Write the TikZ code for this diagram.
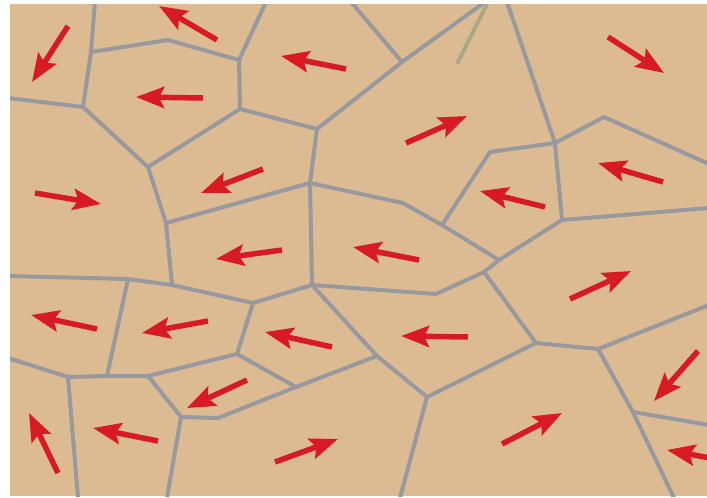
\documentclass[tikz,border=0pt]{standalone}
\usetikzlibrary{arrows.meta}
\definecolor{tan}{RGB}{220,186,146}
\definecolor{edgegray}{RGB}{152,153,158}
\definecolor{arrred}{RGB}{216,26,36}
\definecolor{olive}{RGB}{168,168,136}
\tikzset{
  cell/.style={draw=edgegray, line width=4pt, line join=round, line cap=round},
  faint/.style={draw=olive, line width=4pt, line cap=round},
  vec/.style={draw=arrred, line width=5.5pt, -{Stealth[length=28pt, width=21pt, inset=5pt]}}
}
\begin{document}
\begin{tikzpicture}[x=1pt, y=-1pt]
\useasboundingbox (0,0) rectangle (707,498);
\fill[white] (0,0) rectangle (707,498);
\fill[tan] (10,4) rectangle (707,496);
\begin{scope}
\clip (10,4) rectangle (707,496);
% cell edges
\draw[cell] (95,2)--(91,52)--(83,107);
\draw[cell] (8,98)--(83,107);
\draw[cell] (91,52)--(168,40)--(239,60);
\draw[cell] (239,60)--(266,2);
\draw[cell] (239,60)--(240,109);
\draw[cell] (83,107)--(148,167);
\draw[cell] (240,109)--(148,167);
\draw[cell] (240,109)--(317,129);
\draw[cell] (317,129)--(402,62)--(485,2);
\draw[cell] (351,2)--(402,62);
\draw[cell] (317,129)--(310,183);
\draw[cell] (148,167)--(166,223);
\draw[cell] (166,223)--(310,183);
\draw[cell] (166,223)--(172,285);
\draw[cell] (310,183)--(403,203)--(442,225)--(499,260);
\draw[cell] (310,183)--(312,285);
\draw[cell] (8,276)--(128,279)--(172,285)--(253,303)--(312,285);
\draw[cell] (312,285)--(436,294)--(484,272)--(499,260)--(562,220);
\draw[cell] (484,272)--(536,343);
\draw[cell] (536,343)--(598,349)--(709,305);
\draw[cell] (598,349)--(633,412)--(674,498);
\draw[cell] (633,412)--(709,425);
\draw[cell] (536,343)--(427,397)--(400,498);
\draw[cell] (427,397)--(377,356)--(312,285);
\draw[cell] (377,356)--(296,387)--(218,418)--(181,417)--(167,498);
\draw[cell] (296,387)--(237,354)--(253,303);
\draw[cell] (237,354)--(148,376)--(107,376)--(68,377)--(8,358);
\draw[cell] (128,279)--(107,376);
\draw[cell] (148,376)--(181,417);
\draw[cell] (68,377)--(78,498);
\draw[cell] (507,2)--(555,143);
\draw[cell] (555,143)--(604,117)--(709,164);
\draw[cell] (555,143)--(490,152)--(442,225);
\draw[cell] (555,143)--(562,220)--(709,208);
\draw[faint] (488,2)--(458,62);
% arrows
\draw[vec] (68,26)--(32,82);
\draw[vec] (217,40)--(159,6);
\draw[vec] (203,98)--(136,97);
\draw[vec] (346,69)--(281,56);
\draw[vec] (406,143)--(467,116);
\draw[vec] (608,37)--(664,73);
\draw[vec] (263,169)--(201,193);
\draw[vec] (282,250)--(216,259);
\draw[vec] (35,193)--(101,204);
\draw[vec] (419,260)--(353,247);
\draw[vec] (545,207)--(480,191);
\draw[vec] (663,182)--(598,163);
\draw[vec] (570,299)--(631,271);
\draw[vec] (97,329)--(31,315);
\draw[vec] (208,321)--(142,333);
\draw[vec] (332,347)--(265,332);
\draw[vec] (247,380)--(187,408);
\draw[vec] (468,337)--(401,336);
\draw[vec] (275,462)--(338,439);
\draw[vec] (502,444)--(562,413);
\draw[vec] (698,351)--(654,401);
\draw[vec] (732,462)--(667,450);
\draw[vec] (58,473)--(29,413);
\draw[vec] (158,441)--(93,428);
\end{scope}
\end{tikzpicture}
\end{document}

──────────────────────────────

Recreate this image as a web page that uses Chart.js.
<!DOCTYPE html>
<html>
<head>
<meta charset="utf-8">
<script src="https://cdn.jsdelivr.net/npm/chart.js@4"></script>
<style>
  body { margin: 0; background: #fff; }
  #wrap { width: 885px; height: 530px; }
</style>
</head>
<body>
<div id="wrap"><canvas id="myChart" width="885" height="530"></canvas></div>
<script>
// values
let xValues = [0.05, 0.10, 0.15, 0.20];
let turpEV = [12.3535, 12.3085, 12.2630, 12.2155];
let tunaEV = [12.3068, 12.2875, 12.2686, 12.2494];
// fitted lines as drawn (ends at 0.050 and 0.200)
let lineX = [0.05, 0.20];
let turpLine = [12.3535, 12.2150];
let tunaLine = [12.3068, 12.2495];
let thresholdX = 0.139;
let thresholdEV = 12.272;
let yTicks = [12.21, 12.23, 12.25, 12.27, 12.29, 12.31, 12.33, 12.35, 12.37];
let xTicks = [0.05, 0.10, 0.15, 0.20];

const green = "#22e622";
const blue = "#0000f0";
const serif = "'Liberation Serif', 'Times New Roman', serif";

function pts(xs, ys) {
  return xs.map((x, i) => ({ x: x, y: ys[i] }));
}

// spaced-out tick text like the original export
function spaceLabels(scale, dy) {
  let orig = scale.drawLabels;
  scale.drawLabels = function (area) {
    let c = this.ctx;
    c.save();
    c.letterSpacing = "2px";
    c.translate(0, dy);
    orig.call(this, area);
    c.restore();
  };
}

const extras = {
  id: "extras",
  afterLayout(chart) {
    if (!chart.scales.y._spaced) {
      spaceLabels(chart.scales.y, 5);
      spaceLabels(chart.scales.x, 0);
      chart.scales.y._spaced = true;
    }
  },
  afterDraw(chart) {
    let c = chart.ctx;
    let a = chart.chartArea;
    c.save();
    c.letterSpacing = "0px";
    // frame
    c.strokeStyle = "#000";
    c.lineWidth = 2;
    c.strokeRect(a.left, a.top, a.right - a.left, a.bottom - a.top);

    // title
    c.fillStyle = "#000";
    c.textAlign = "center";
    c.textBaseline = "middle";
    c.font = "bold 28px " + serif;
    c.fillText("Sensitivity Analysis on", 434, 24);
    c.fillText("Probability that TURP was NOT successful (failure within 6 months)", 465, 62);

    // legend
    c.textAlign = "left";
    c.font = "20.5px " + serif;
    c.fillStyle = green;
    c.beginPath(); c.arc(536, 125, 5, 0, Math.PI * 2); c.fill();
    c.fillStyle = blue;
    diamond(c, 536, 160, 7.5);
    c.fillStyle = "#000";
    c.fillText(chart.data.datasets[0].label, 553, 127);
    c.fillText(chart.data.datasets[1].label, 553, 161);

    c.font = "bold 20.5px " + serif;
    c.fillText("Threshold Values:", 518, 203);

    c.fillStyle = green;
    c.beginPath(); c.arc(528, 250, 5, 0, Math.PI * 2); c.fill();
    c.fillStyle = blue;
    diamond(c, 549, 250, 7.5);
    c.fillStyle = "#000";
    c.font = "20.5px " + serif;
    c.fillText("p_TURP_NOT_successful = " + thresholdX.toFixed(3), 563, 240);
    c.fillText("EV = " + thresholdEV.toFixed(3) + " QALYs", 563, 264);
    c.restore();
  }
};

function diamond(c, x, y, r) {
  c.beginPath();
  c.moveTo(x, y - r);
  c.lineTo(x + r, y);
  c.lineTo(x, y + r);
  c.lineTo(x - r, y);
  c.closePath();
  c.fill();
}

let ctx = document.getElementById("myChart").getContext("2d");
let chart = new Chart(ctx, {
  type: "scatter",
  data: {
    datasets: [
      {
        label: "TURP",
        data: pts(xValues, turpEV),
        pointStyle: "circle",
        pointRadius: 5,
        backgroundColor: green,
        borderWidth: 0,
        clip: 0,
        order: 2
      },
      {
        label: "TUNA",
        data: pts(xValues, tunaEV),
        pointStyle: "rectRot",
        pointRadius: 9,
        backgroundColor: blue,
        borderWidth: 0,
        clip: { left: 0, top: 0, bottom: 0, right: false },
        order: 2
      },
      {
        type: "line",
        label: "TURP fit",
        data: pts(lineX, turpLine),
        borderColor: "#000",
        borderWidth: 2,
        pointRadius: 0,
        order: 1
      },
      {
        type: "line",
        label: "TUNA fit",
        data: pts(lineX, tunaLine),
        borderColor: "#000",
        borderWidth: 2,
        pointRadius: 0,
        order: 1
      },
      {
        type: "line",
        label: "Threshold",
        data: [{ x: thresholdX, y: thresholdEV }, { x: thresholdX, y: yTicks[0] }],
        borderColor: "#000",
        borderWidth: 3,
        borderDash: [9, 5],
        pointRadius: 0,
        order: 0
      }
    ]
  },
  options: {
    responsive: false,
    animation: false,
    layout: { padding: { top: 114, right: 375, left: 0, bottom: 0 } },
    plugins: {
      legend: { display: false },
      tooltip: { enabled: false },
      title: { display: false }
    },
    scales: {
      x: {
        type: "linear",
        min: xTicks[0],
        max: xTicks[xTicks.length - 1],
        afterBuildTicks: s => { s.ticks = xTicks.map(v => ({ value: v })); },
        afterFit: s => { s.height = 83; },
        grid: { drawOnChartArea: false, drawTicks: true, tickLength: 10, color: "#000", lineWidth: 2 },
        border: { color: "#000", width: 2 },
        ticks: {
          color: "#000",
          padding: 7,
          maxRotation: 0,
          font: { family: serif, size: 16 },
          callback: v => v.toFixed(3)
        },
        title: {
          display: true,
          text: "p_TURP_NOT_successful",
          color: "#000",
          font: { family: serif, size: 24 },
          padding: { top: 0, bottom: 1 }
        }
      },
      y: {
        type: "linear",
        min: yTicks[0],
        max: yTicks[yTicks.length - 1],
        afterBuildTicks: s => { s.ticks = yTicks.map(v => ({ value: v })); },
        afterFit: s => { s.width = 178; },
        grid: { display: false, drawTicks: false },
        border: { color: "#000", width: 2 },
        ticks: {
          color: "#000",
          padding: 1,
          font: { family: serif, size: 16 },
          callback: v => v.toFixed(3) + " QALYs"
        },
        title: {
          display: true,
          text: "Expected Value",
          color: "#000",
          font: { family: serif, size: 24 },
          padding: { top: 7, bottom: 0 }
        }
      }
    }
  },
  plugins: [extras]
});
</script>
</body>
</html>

──────────────────────────────

_Work instructions_
Pull out the lines above in which the word "that" appears.

_Reply to the exercise_
Recreate this image as a web page that uses Chart.js.
    c.fillText("Probability that TURP was NOT successful (failure within 6 months)", 465, 62);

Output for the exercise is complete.